Leave out the pictures; transcribe all else exactly.

....

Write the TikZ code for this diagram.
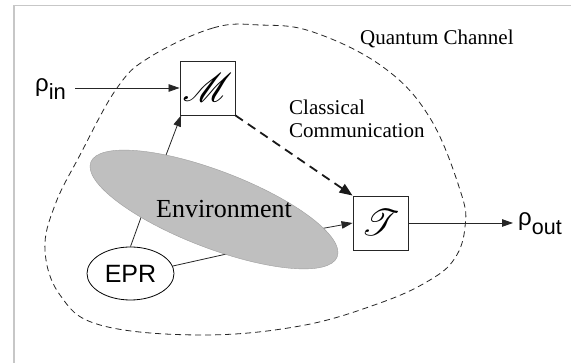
\documentclass[tikz,border=0pt]{standalone}
\usepackage{fontspec}
\setmainfont{Liberation Serif}
\newfontfamily\sansf{Liberation Sans}
\usepackage{graphicx}
\usepackage{mathrsfs}
\usetikzlibrary{arrows.meta,shapes.geometric}
\begin{document}
\begin{tikzpicture}[x=1pt,y=1pt,
  box/.style={draw=black!85, line width=0.9pt, minimum width=55pt, minimum height=54pt, inner sep=0pt, fill=white},
  conn/.style={line width=0.8pt, draw=black!85},
  arr/.style={conn, -{Triangle[length=11pt,width=7.5pt]}},
  lbl/.style={font=\fontsize{21}{24}\selectfont, inner sep=0pt, anchor=base west},
  sub/.style={font=\sansf\fontsize{24}{24}\selectfont, inner sep=0pt, anchor=base west},
]
\useasboundingbox (0,0) rectangle (571,363);
\fill[white] (0,0) rectangle (571,363);
\draw[black!22, line width=1.5pt] (14,0) -- (14,357.5) -- (571,357.5);

% quantum channel boundary
\draw[black!85, line width=0.8pt, dash pattern=on 6pt off 4pt]
  plot[smooth cycle, tension=0.65] coordinates {(150,306) (213,335) (260,338) (313,331) (383,296) (430,245) (461,170) (465,136) (455,105) (430,83) (380,60) (300,37) (200,28) (100,38) (60,68) (45,113) (55,158) (80,208) (117,275)};
\node[lbl] (qc) at (360,318) {Quantum Channel};

% boxes
\node[box] (M) at (207.5,275) {\scalebox{4.0}{$\mathscr{M}$}};
\node[box] (T) at (380.5,140) {\scalebox{3.7}{$\mathscr{T}$}};

% inner coordinates in environment
\coordinate (e1) at (160,192);
\coordinate (e2) at (305,131.4);
\coordinate (e3) at (148,165);
\coordinate (e4) at (240,112);

\node[ellipse, draw, line width=0.8pt, minimum width=87pt, minimum height=53pt, inner sep=0pt, font=\sansf\fontsize{25}{25}\selectfont] (epr) at (130.5,89.5) {EPR};

\draw[conn] (epr.north) -- (e3);
\draw[conn] (epr.10) -- (e4);
\draw[arr] (e1) -- ([xshift=1.5pt]M.south west);
\draw[arr] (e2) -- (T.west);

\node[ellipse, minimum width=264pt, minimum height=77pt, rotate=-21, fill=black!25, draw=black!38, line width=0.4pt] (env) at (214,153.5) {};
\node[font=\fontsize{26}{26}\selectfont, inner sep=0pt, anchor=base] (envt) at (224,145) {Environment};

% input / output
\node[sub] (rin) at (35,271) {ρ\raisebox{-8pt}{\fontsize{22}{22}\selectfont in}};
\coordinate (in) at (75,275);
\draw[arr] (in) -- (M.west);
\coordinate (out) at (513,140);
\draw[arr] (T.east) -- (out);
\node[sub] (rout) at (518,137) {ρ\raisebox{-9pt}{\fontsize{21.5}{21.5}\selectfont out}};

% classical communication
\draw[line width=1.8pt, draw=black!90, dash pattern=on 9pt off 6pt, -{Triangle[length=13pt,width=10pt]}] (M.south east) -- (T.north west);
\node[lbl] (cl1) at (289,248) {Classical};
\node[lbl] (cl2) at (289,225) {Communication};
\end{tikzpicture}
\end{document}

....

→ The response
Write the TikZ code for this diagram.
\documentclass[tikz,border=0pt]{standalone}
\usepackage{fontspec}
\setmainfont{Liberation Serif}
\newfontfamily\sansf{Liberation Sans}
\usepackage{graphicx}
\usepackage{mathrsfs}
\usetikzlibrary{arrows.meta,shapes.geometric}
\begin{document}
\begin{tikzpicture}[x=1pt,y=1pt,
  box/.style={draw=black!85, line width=0.9pt, minimum width=55pt, minimum height=54pt, inner sep=0pt, fill=white},
  conn/.style={line width=0.8pt, draw=black!85},
  arr/.style={conn, -{Triangle[length=11pt,width=7.5pt]}},
  lbl/.style={font=\fontsize{21}{24}\selectfont, inner sep=0pt, anchor=base west},
  sub/.style={font=\sansf\fontsize{24}{24}\selectfont, inner sep=0pt, anchor=base west},
]
\useasboundingbox (0,0) rectangle (571,363);
\fill[white] (0,0) rectangle (571,363);
\draw[black!22, line width=1.5pt] (14,0) -- (14,357.5) -- (571,357.5);

% quantum channel boundary
\draw[black!85, line width=0.8pt, dash pattern=on 6pt off 4pt]
  plot[smooth cycle, tension=0.65] coordinates {(150,306) (213,335) (260,338) (313,331) (383,296) (430,245) (461,170) (465,136) (455,105) (430,83) (380,60) (300,37) (200,28) (100,38) (60,68) (45,113) (55,158) (80,208) (117,275)};
\node[lbl] (qc) at (360,318) {Quantum Channel};

% boxes
\node[box] (M) at (207.5,275) {\scalebox{4.0}{$\mathscr{M}$}};
\node[box] (T) at (380.5,140) {\scalebox{3.7}{$\mathscr{T}$}};

% inner coordinates in environment
\coordinate (e1) at (160,192);
\coordinate (e2) at (305,131.4);
\coordinate (e3) at (148,165);
\coordinate (e4) at (240,112);

\node[ellipse, draw, line width=0.8pt, minimum width=87pt, minimum height=53pt, inner sep=0pt, font=\sansf\fontsize{25}{25}\selectfont] (epr) at (130.5,89.5) {EPR};

\draw[conn] (epr.north) -- (e3);
\draw[conn] (epr.10) -- (e4);
\draw[arr] (e1) -- ([xshift=1.5pt]M.south west);
\draw[arr] (e2) -- (T.west);

\node[ellipse, minimum width=264pt, minimum height=77pt, rotate=-21, fill=black!25, draw=black!38, line width=0.4pt] (env) at (214,153.5) {};
\node[font=\fontsize{26}{26}\selectfont, inner sep=0pt, anchor=base] (envt) at (224,145) {Environment};

% input / output
\node[sub] (rin) at (35,271) {ρ\raisebox{-8pt}{\fontsize{22}{22}\selectfont in}};
\coordinate (in) at (75,275);
\draw[arr] (in) -- (M.west);
\coordinate (out) at (513,140);
\draw[arr] (T.east) -- (out);
\node[sub] (rout) at (518,137) {ρ\raisebox{-9pt}{\fontsize{21.5}{21.5}\selectfont out}};

% classical communication
\draw[line width=1.8pt, draw=black!90, dash pattern=on 9pt off 6pt, -{Triangle[length=13pt,width=10pt]}] (M.south east) -- (T.north west);
\node[lbl] (cl1) at (289,248) {Classical};
\node[lbl] (cl2) at (289,225) {Communication};
\end{tikzpicture}
\end{document}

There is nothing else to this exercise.